Granola Cereal with Strawberries and Almond Milk.
Going directly to the hospice to visit mom. She’s actually been sleeping heavily all morning and afternoon. Dad’s here. All kinds of people showed up earlier including John and Cindy (old friends of my dad and mom’s) and Jimmy Napier (my mom’s first husband). She’s leaned over snoring sweetly every time she takes a breath.
I have to head over to The Sandler Center to set up for the big show tonight. DEJA and friends perform Pink Floyd’s The Wall, where we show the movie on a big projection screen and play the soundtrack live. This time we’ve got local all-star musicians guest starring on the stage to do solos and such. My head isn’t in a good space but I have to push through.
After sound check I head right back over to the hospice. Karen Iverson is here with a few other friends. Dad of course is still here. Now mom is awake and some of her funny personality is back. But it’s apparent the decline I’ve noticed day to day since she’s been here – her eyes glassy – slow formulated words and phrases. Somehow her true self still shines through cause really she gets energized from people. I stay for a little while but then I have to go. Hugging her at the bedside – and of course every time I start crying.
“That’s her baby boy,” someone says.
Back at the theater I get dressed in my black concert attire – wearing the black western shirt with the roses. Chowing down on some Vegetable Fried Rice I got from near the hospice. I gotta get my head right and focused for the show. The theater is a packed house. As we’re performing there are some great musical and emotional moments, some of the mother related themes feel relevant to me. It turns out to be a successful night. Ana and Amelia were in the audience along with other friends.
Ana and I ride back over to hospice again. Karen Iverson is here. They leave the room at some point so mom and I can have a moment.

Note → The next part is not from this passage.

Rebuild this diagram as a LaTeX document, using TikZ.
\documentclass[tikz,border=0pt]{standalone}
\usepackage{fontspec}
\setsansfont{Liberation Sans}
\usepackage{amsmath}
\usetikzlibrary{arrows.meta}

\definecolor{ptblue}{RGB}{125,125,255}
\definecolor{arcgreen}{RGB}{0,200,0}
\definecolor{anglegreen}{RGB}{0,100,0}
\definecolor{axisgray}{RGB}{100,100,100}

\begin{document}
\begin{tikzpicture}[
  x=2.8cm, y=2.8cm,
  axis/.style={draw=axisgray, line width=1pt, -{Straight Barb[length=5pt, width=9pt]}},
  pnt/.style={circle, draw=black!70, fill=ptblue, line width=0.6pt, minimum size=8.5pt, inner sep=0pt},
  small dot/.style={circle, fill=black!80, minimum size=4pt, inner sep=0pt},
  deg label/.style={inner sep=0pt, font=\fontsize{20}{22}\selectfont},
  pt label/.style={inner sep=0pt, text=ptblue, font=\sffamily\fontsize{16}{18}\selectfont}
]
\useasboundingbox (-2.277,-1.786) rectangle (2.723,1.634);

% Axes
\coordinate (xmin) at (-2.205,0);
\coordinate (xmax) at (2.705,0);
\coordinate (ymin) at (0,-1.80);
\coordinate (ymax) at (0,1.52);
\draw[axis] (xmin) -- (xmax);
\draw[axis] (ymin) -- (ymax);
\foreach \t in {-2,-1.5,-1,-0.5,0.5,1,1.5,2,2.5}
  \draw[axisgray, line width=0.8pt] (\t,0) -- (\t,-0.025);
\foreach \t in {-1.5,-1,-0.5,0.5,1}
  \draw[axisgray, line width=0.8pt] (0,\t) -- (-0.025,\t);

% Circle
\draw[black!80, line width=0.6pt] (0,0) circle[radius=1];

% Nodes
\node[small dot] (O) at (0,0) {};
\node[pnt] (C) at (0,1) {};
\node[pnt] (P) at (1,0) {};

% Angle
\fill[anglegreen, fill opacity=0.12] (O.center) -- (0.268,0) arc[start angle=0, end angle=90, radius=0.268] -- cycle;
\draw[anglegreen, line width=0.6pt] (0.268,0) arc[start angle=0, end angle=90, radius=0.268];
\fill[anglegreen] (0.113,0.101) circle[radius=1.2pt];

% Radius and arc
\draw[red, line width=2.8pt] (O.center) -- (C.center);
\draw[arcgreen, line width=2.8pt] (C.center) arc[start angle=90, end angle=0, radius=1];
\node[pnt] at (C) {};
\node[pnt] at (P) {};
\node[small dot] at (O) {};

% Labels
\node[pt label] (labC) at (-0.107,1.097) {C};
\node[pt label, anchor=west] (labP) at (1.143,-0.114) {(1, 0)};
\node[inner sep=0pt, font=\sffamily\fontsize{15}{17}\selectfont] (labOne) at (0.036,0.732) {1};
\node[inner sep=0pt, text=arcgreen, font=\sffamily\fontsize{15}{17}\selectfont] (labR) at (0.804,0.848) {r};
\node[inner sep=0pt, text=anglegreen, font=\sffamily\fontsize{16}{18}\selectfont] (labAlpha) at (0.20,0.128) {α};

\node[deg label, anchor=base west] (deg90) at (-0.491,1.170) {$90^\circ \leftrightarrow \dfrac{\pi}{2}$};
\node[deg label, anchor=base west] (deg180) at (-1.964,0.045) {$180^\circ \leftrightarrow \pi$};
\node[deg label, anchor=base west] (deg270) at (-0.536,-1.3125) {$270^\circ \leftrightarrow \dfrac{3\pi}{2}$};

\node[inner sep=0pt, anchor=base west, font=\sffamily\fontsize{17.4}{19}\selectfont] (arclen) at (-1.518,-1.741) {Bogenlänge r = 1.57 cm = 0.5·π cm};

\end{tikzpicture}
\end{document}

“You made a beautiful life for me,” I tell her. “So many great memories.”
...
“We’re gonna get a house soon. And I’m gonna plant a tree for you,” I say.
“Wow,” she hoarsely says, a word she’s known to use frequently.

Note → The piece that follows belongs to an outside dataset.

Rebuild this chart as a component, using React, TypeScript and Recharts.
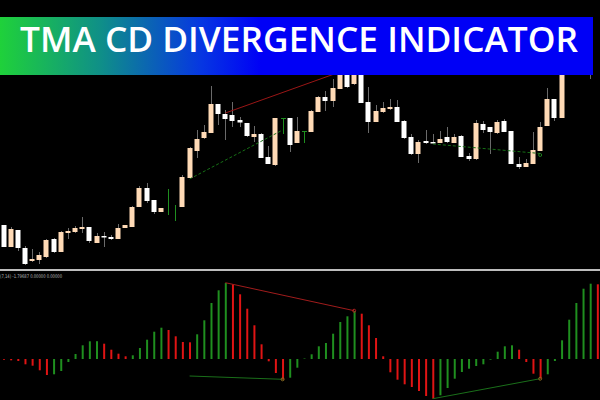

“So I can show your grandchildren what a beautiful person you were.”
We start weeping together.
...
“I gotta get up,” she starts exclaiming in her whispering voice. “I gotta get up to heaven.”
“I know,” I tell her.
Later on, she requests Wanda to join us. We had to call her and get her out of bed. It was really important for her cause she keeps saying, “I don’t know how much longer I have.”
So we’re all here now. Basically, we give her permission to leave whenever she’s ready and that everything has been taken care of. It’s a sad but wonderful moment of peace. Karen Iverson prays with Ana. Mom always cared about Ana and her healing. And I know to see that in front of her eyes really warmed her heart.
“You can feel the love can’t you?” I ask.
Karen Iverson asks mom what she would like to tell us to be more ready for times like this.
“Be ready,” she says. “And love people.”
We finally get her to lie back when she sleeps so her neck doesn’t ache. I hug her another time – it could be the last but it might not. We’ll know tomorrow.